ХВАЛА И ХУЛА МАРИНЫ ЦВЕТАЕВОИ
Юрий АРАБОВ: «Сегодня поэт в России меньше, чем поэт»
В прокат вышла драма Марины Мигуновой «Зеркала» — подробная биография Марины Цветаевой, отражение поэта восколках ее мужчин. Свою руку к фильму приложил и Юрий Арабов — самый титулованный сценарист в современном российском кино, известный в первую очередь по работе с Александром Сокуровым (за сценарий к его «Молоху» в 1999 году Арабов получил премию Каннского фестиваля). Мы поговорили с Юрием Николаевичем о силе и слабости поэта, закате литературной цивилизации и, конечно же, будущем России.
— Юрий Николаевич, в титрах «Зеркал» вы указаны не единственным автором сценария.
— Я хотел сконцентрироваться на одной только истории предательства Эфрона и убийстве из-за него человека. Всей этой трагедии, связанной с мужем Цветаевой. Но режиссер задумала снять полную биографию, охватывающую несколько десятков лет. Тогда я посоветовал ей мою ученицу, Настю Саркисян, в качестве главного автора сценария. Настя очень талантливый человек, к тому же сама пишет стихи. Я же выполнил консультативную роль.
— История с Эфроном и правда неоднозначная, но и вокруг Цветаевой до сих пор много споров.

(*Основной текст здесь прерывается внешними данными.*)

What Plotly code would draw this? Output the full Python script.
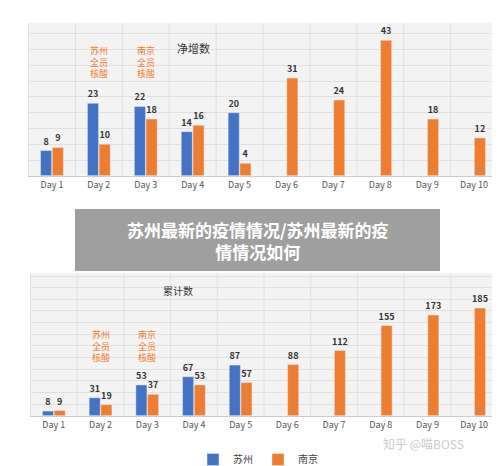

— Если вы почитаете биографию Пушкина, и особенно высказывания о нем современников, увидите, что даже к нему было неоднозначное отношение. В трагические последние недели перед дуэлью часть общества вообще Пушкина не понимала. Говорили, что государь хочет примирения, Дантес хочет, и только Пушкин против. Я думаю, что по поводу поэтов и не бывает единой точки зрения. Я даже не знаю крупного поэта, о котором можно было бы сказать: с ним все ясно. Кого ни возьмете в двадцатом веке — все фигуры двусмысленные. Возьмите Маяковского, который застрелился из маузера, подаренного ему Аграновым — на тот момент крупным чином в НКВД. Он же учил Маяковского стрелять по мишеням, а тот с удовольствием стрелял из этого пистолета и входил в энкавэдэшную тусовку. Каждый год продлевал лицензию на ношение огнестрельного оружия. Разве это однозначно? Это настолько сложное время. Мы, слава богу, родились позднее, во времена более вегетарианские. Да и то, если вы возьметесь читать про того же Вознесенского или Бродского, тоже найдете диаметрально противоположные точки зрения. Чем человек больше, радикальнее, чем сильнее выламывается из окружающего, тем труднее ему дать оценку.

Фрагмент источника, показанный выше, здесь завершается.